Shroom and Gloom is a dark deckbuilder with a lot of personality. | Devolver Digital

In combat, Shroom and Gloom is a bit more recognizable as a descendent of Slay the Spire, but with some differences that still make it feel unique. For one, you can’t block. There’s a huge emphasis on gaining and losing health, right down to one exploration card that lets you slam your way through doors if you’re out of lockpicks while taking damage in the process.

What really sets Shroom and Gloom’s combat apart is an almost constant churn of cards. You’re constantly creating, modifying, and destroying cards as you play, meaning your deck can look very different at the start of any given round as it does at the end. Several attacks create a food card in your hand if you slay an enemy with them, which stick around until you use them, then disappear. Some cards get stronger every time you defeat an enemy with them, others level up when you eat. Some cards evolve on their own, spawning near variants the more you use them. Others are unplayable, but buff other cards when you deal or take damage.

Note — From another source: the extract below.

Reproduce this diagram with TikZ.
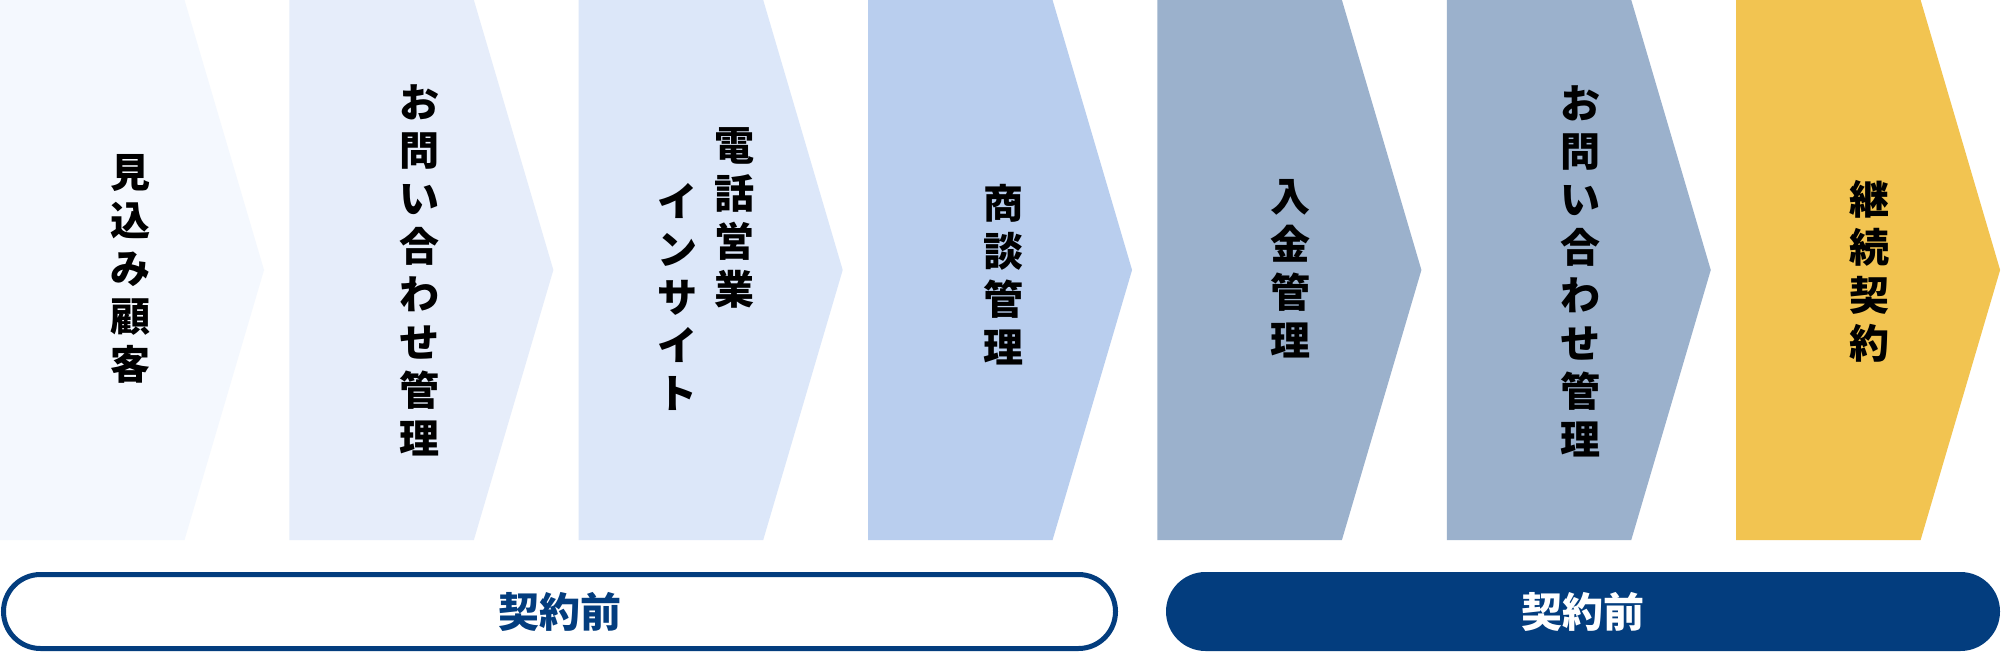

A lot of deckbuilders encourage you to focus on one specific playstyle for each run, honing your deck down to only those cards that will synergize best with each other. Shroom and Gloom takes a more maximalist approach, stuffing your deck with more cards and more chaos than you know what to do with, and letting you sort out how to survive. That can make it feel unbalanced at times, but it’s just a small slice of an unfinished game, after all. Shroom and Gloom may not reinvent roguelike deckbuilders, but it comes pretty close with its transforming card shenanigans, and it’s a fantastic time either way.

Shroom and Gloom will be released in Steam Early Access later this year.